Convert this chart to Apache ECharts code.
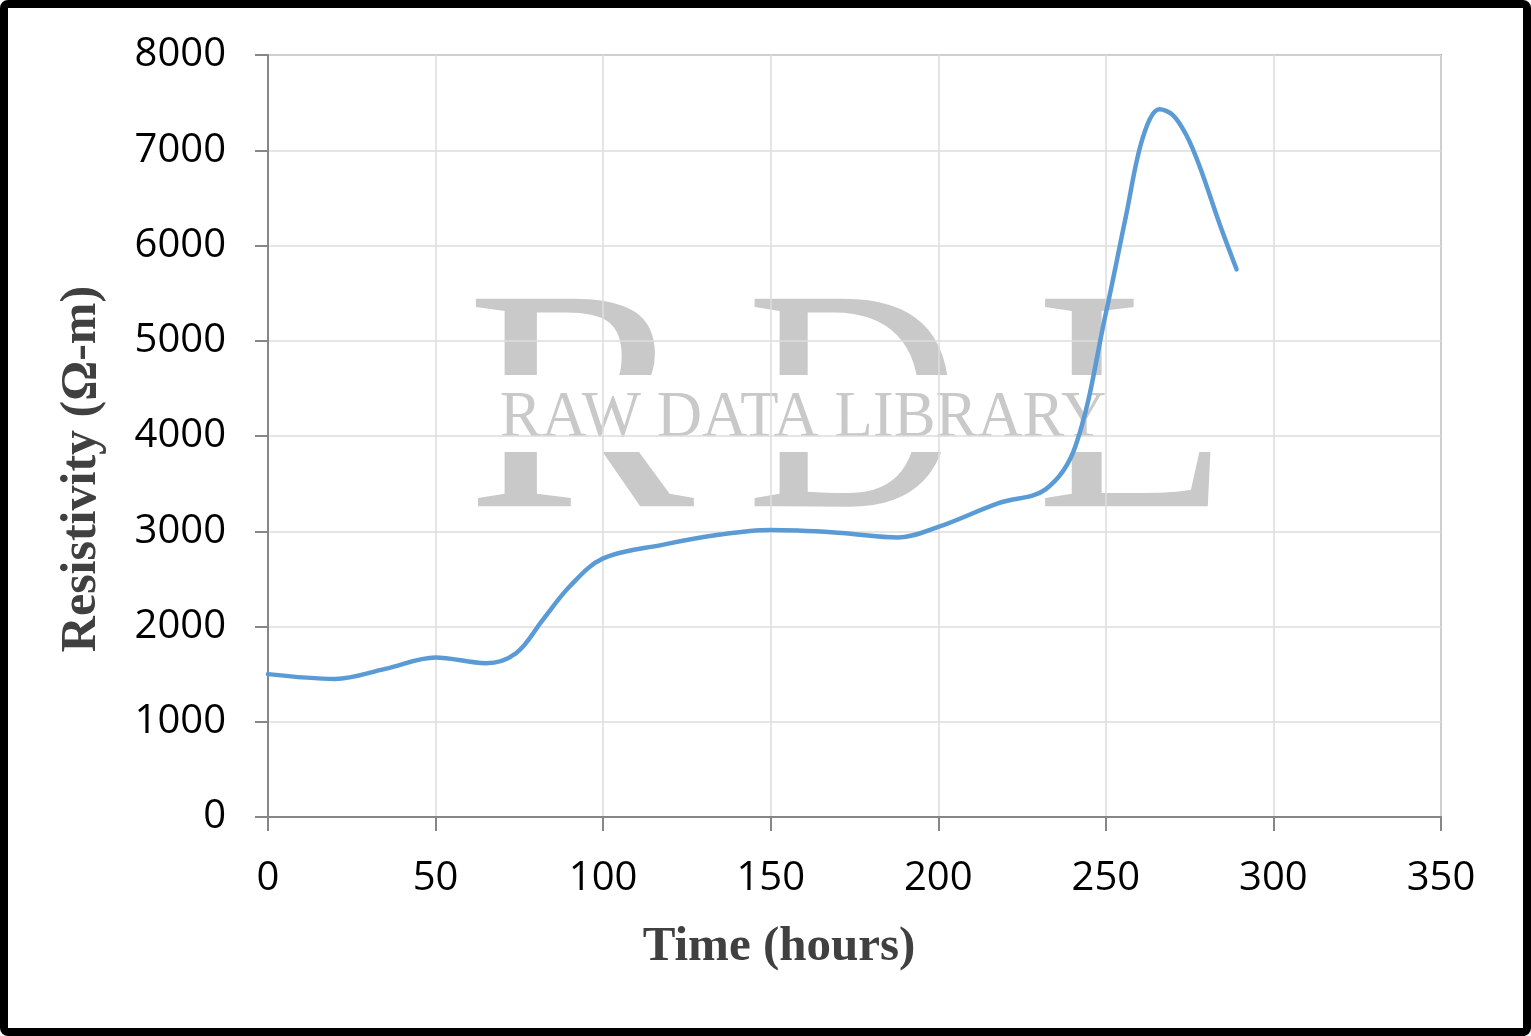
<!DOCTYPE html>
<html>
<head>
<meta charset="utf-8">
<script src="https://cdn.jsdelivr.net/npm/echarts@6/dist/echarts.min.js"></script>
<style>
html,body{margin:0;padding:0;background:#fff;}
#wrap{position:relative;width:1531px;height:1036px;overflow:hidden;}
#chart{position:absolute;left:0;top:0;width:1531px;height:1036px;}
#frame{position:absolute;left:0;top:0;width:1531px;height:1036px;box-sizing:border-box;border:8px solid #000;border-radius:8px;pointer-events:none;}
</style>
</head>
<body>
<div id="wrap"><div id="chart"></div><div id="frame"></div></div>
<script>
// Data
const hours = [0, 20, 35, 50, 65, 74, 82, 90, 100, 118, 135, 150, 170, 188, 200, 218, 232, 241, 250, 256, 261, 266, 270, 274, 278, 284, 289];
const resistivity = [1500, 1450, 1555, 1675, 1615, 1720, 2070, 2420, 2715, 2860, 2965, 3012, 2985, 2935, 3045, 3295, 3440, 3900, 5290, 6310, 7130, 7430, 7370, 7160, 6830, 6220, 5750];
const xAxisTitle = 'Time (hours)';
const yAxisTitle = 'Resistivity (\u03A9-m)';
const watermarkBig = ['R','D','L'];
const watermarkSmall = 'RAW DATA LIBRARY';

const chart = echarts.init(document.getElementById('chart'), null, {renderer:'canvas'});
const wmColor = '#c9c9c9';
const bigFont = '317px "Liberation Serif", serif';
const option = {
  animation: false,
  backgroundColor: '#fff',
  grid: {left: 268, right: 90, top: 55, bottom: 219, show: true, borderColor: '#a6a6a6', borderWidth: 2, containLabel: false},
  xAxis: {
    type: 'value', min: 0, max: 350, interval: 50,
    axisLine: {show: true, lineStyle: {color: '#868686', width: 2}},
    axisTick: {show: true, length: 14, lineStyle: {color: '#868686', width: 2}},
    axisLabel: {margin: 42, color: '#000', fontSize: 40, fontFamily: '"Open Sans", sans-serif', formatter: v => String(v)},
    splitLine: {show: true, lineStyle: {color: '#dcdcdc', width: 1.5}}
  },
  yAxis: {
    type: 'value', min: 0, max: 8000, interval: 1000,
    axisLine: {show: true, lineStyle: {color: '#868686', width: 2}},
    axisTick: {show: true, length: 13, lineStyle: {color: '#868686', width: 2}},
    axisLabel: {margin: 42, color: '#000', fontSize: 40, fontFamily: '"Open Sans", sans-serif', formatter: v => String(v)},
    splitLine: {show: true, lineStyle: {color: '#dcdcdc', width: 1.5}}
  },
  graphic: [
    {type:'text', z:-10, x:466, y:423, scaleX:1.08, style:{text:watermarkBig[0], font:bigFont, fill:wmColor, textAlign:'left', textVerticalAlign:'middle'}},
    {type:'text', z:-10, x:746, y:423, scaleX:0.94, style:{text:watermarkBig[1], font:bigFont, fill:wmColor, textAlign:'left', textVerticalAlign:'middle'}},
    {type:'text', z:-10, x:1036, y:423, style:{text:watermarkBig[2], font:bigFont, fill:wmColor, textAlign:'left', textVerticalAlign:'middle'}},
    {type:'rect', z:-9, shape:{x:460, y:375, width:780, height:77}, style:{fill:'#fff'}},
    {type:'text', z:-8, x:803, y:419, scaleX:0.95, style:{text:watermarkSmall, font:'66px "Liberation Serif", serif', fill:wmColor, textAlign:'center', textVerticalAlign:'middle'}},
    {type:'text', z:10, x:779, y:947, style:{text:xAxisTitle, font:'bold 49px "Liberation Serif", serif', fill:'#404040', textAlign:'center', textVerticalAlign:'middle'}},
    {type:'text', z:10, x:82, y:469, rotation:Math.PI/2, style:{text:yAxisTitle, font:'bold 50px "Liberation Serif", serif', fill:'#404040', textAlign:'center', textVerticalAlign:'middle'}}
  ],
  series: [{
    type: 'line',
    data: hours.map((h, i) => [h, resistivity[i]]),
    smooth: 0.35,
    showSymbol: false,
    lineStyle: {color: '#5b9bd5', width: 4.5, cap: 'round', join: 'round'},
    itemStyle: {color: '#5b9bd5'},
    z: 5
  }]
};
chart.setOption(option);
</script>
</body>
</html>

-=-=-

SET TASK
Reproduce the full material exactly, excluding the pictures.

SOLUTION TO THE PROBLEM
Convert this chart to Apache ECharts code.
<!DOCTYPE html>
<html>
<head>
<meta charset="utf-8">
<script src="https://cdn.jsdelivr.net/npm/echarts@6/dist/echarts.min.js"></script>
<style>
html,body{margin:0;padding:0;background:#fff;}
#wrap{position:relative;width:1531px;height:1036px;overflow:hidden;}
#chart{position:absolute;left:0;top:0;width:1531px;height:1036px;}
#frame{position:absolute;left:0;top:0;width:1531px;height:1036px;box-sizing:border-box;border:8px solid #000;border-radius:8px;pointer-events:none;}
</style>
</head>
<body>
<div id="wrap"><div id="chart"></div><div id="frame"></div></div>
<script>
// Data
const hours = [0, 20, 35, 50, 65, 74, 82, 90, 100, 118, 135, 150, 170, 188, 200, 218, 232, 241, 250, 256, 261, 266, 270, 274, 278, 284, 289];
const resistivity = [1500, 1450, 1555, 1675, 1615, 1720, 2070, 2420, 2715, 2860, 2965, 3012, 2985, 2935, 3045, 3295, 3440, 3900, 5290, 6310, 7130, 7430, 7370, 7160, 6830, 6220, 5750];
const xAxisTitle = 'Time (hours)';
const yAxisTitle = 'Resistivity (\u03A9-m)';
const watermarkBig = ['R','D','L'];
const watermarkSmall = 'RAW DATA LIBRARY';

const chart = echarts.init(document.getElementById('chart'), null, {renderer:'canvas'});
const wmColor = '#c9c9c9';
const bigFont = '317px "Liberation Serif", serif';
const option = {
  animation: false,
  backgroundColor: '#fff',
  grid: {left: 268, right: 90, top: 55, bottom: 219, show: true, borderColor: '#a6a6a6', borderWidth: 2, containLabel: false},
  xAxis: {
    type: 'value', min: 0, max: 350, interval: 50,
    axisLine: {show: true, lineStyle: {color: '#868686', width: 2}},
    axisTick: {show: true, length: 14, lineStyle: {color: '#868686', width: 2}},
    axisLabel: {margin: 42, color: '#000', fontSize: 40, fontFamily: '"Open Sans", sans-serif', formatter: v => String(v)},
    splitLine: {show: true, lineStyle: {color: '#dcdcdc', width: 1.5}}
  },
  yAxis: {
    type: 'value', min: 0, max: 8000, interval: 1000,
    axisLine: {show: true, lineStyle: {color: '#868686', width: 2}},
    axisTick: {show: true, length: 13, lineStyle: {color: '#868686', width: 2}},
    axisLabel: {margin: 42, color: '#000', fontSize: 40, fontFamily: '"Open Sans", sans-serif', formatter: v => String(v)},
    splitLine: {show: true, lineStyle: {color: '#dcdcdc', width: 1.5}}
  },
  graphic: [
    {type:'text', z:-10, x:466, y:423, scaleX:1.08, style:{text:watermarkBig[0], font:bigFont, fill:wmColor, textAlign:'left', textVerticalAlign:'middle'}},
    {type:'text', z:-10, x:746, y:423, scaleX:0.94, style:{text:watermarkBig[1], font:bigFont, fill:wmColor, textAlign:'left', textVerticalAlign:'middle'}},
    {type:'text', z:-10, x:1036, y:423, style:{text:watermarkBig[2], font:bigFont, fill:wmColor, textAlign:'left', textVerticalAlign:'middle'}},
    {type:'rect', z:-9, shape:{x:460, y:375, width:780, height:77}, style:{fill:'#fff'}},
    {type:'text', z:-8, x:803, y:419, scaleX:0.95, style:{text:watermarkSmall, font:'66px "Liberation Serif", serif', fill:wmColor, textAlign:'center', textVerticalAlign:'middle'}},
    {type:'text', z:10, x:779, y:947, style:{text:xAxisTitle, font:'bold 49px "Liberation Serif", serif', fill:'#404040', textAlign:'center', textVerticalAlign:'middle'}},
    {type:'text', z:10, x:82, y:469, rotation:Math.PI/2, style:{text:yAxisTitle, font:'bold 50px "Liberation Serif", serif', fill:'#404040', textAlign:'center', textVerticalAlign:'middle'}}
  ],
  series: [{
    type: 'line',
    data: hours.map((h, i) => [h, resistivity[i]]),
    smooth: 0.35,
    showSymbol: false,
    lineStyle: {color: '#5b9bd5', width: 4.5, cap: 'round', join: 'round'},
    itemStyle: {color: '#5b9bd5'},
    z: 5
  }]
};
chart.setOption(option);
</script>
</body>
</html>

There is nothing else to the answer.